В ту ночь Дуня с мужем и 10 детьми ночевали в поле.
У разбитого корыта
Отец не смог пережить трагедию. Евдокия рассказывала сыну, как в ту ночь его разбил паралич. Забота о куске хлеба опять легла на плечи стойкой Дуни.
– Мама оставила свои башмаки папе и пошла наниматься в колхоз, – с болью в голосе продолжает Елистратов. – На рассвете она доила коров, днём работала в зернохранилище, а вечерами батрачила на односельчан.
– По весне мы бегали по полям, собирали прошлогоднюю картошку, – говорит Николай Петрович. – Её не убрали, потому что сочли мелкой, а нам всё равно – еда она и есть еда.

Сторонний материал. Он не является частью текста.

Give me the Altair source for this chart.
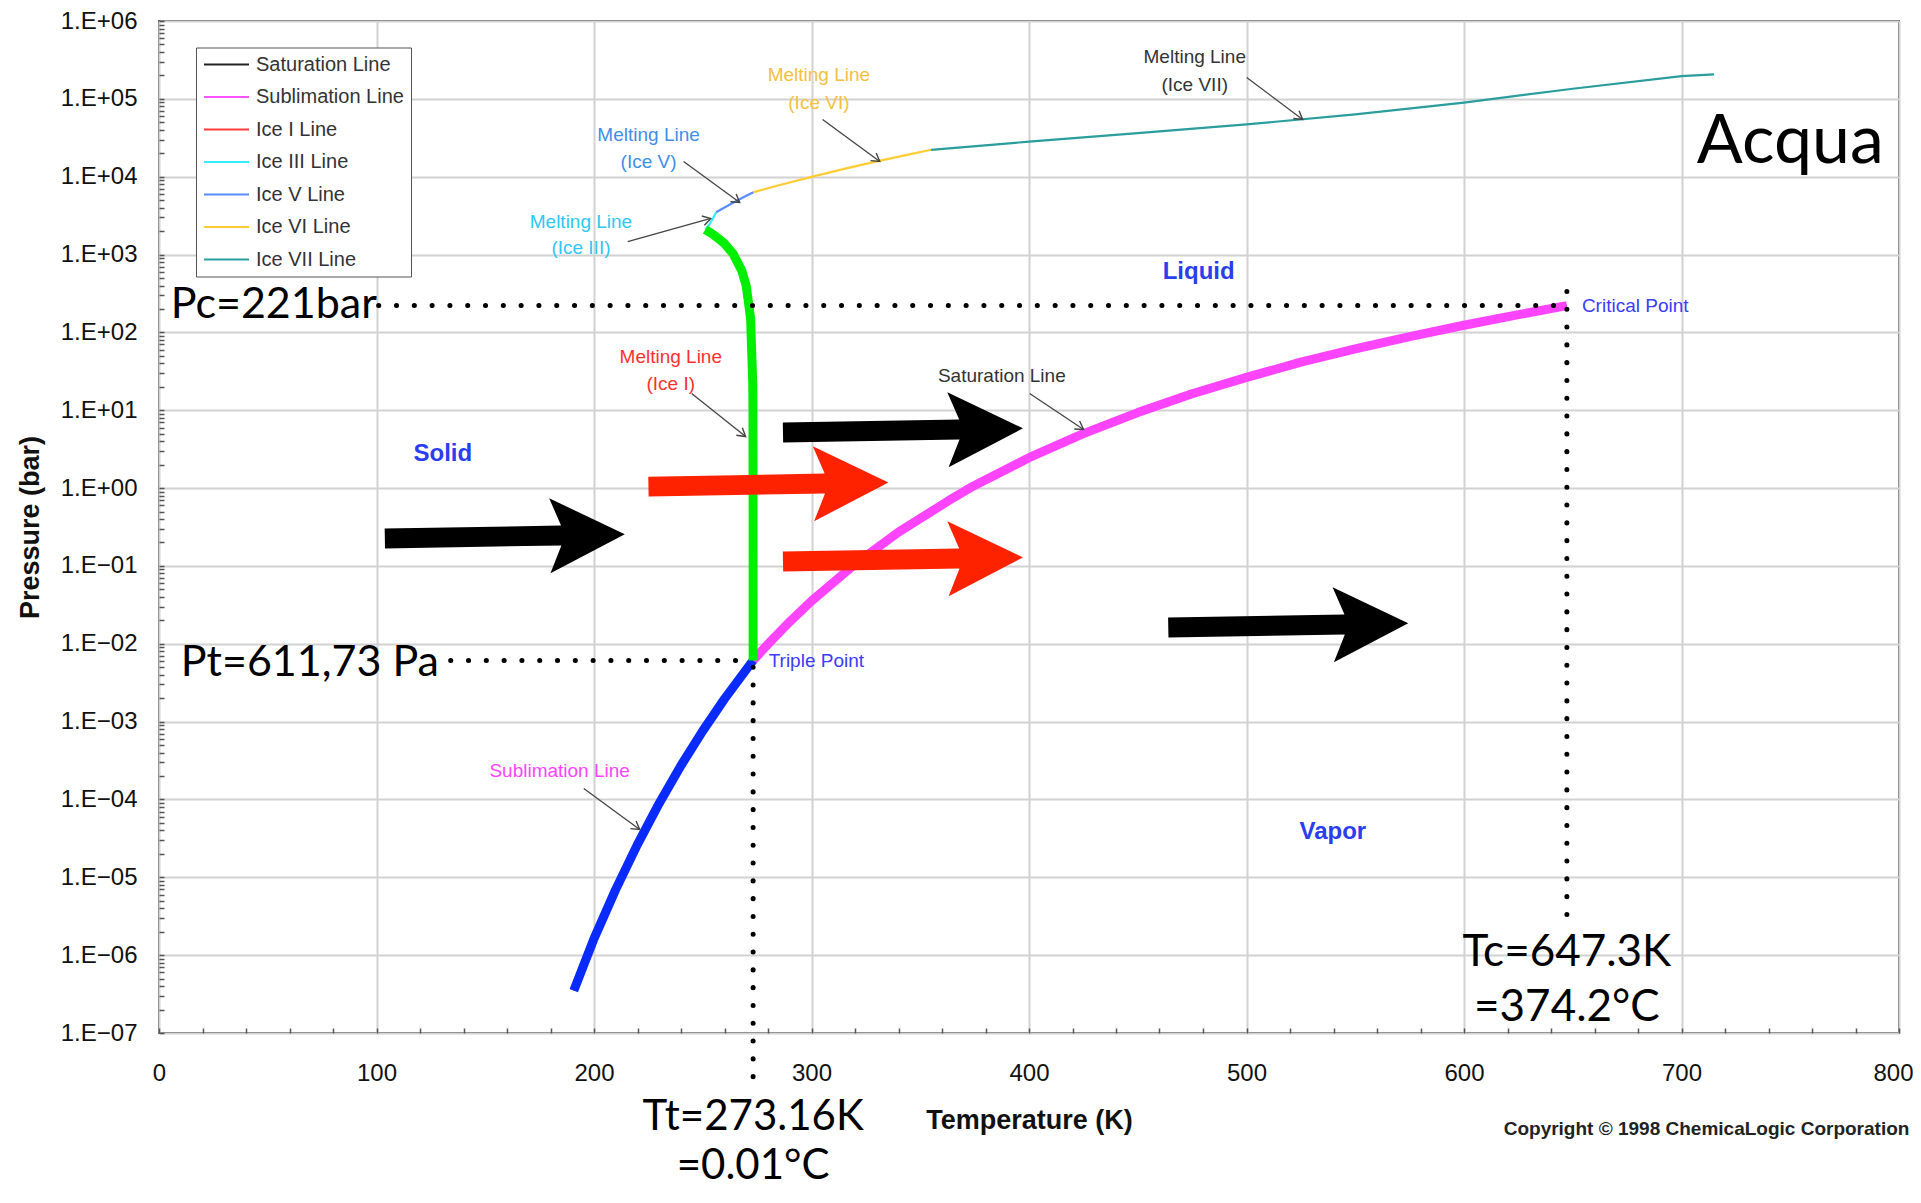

На окраине Дуня поставила мазанку. Она слепила домик из глины, а крышу застелила досками. В жилище развели костер, обложили камнями, получилось подобие камина.
На дворе стоял 1939 год. Андрей Петрович сутки напролет лежал у огня. Евдокия продолжала батрачить в колхозе. Зарплату выдавали зерном. К зиме она накопила 16 пудов. Всё образуется, радовалась женщина. Но ошиблась.
– Зимой к нам опять вломились партийные, – тяжело вздыхает Елистратов. – Они забрали мамин заработок. Заявили, что она украла зерно.
Ночью у главы семейства остановилось сердце.
Последняя из выглядовских
Евдокия прожила в родной мазанке до смерти. Она оставалась последней жительницей села. Соседи разъехались, а Дуню, по её же собственному выражению, «душа казака» не отпускала с родного хутора.
– Когда мама умерла, выяснилось, что она и папа числились преступниками, – возмущается сын. – Я подал заявление в суд, чтобы их реабилитировали.
Четыре года преданный сын потратил на сбор архивных документов. Ему удалось собрать доказательства: его родителей необоснованно репрессировали.
– Суд первой инстанции не посчитал нужным реабилитировать нашу семью, – гневно рассказывает Николай Андреевич. – Подумать только, они жизнь положили на то, чтобы вырастить детей, а их посчитали преступниками.
В 1998 году областной суд вынес положительное решение. Потомков Евдокии признали потерпевшими от политических репрессий и выплатили им 8000 гривен за всё то, чего их лишили в детстве.
На эту скромную сумму Елистратовы поставили памятник любимой мамочке.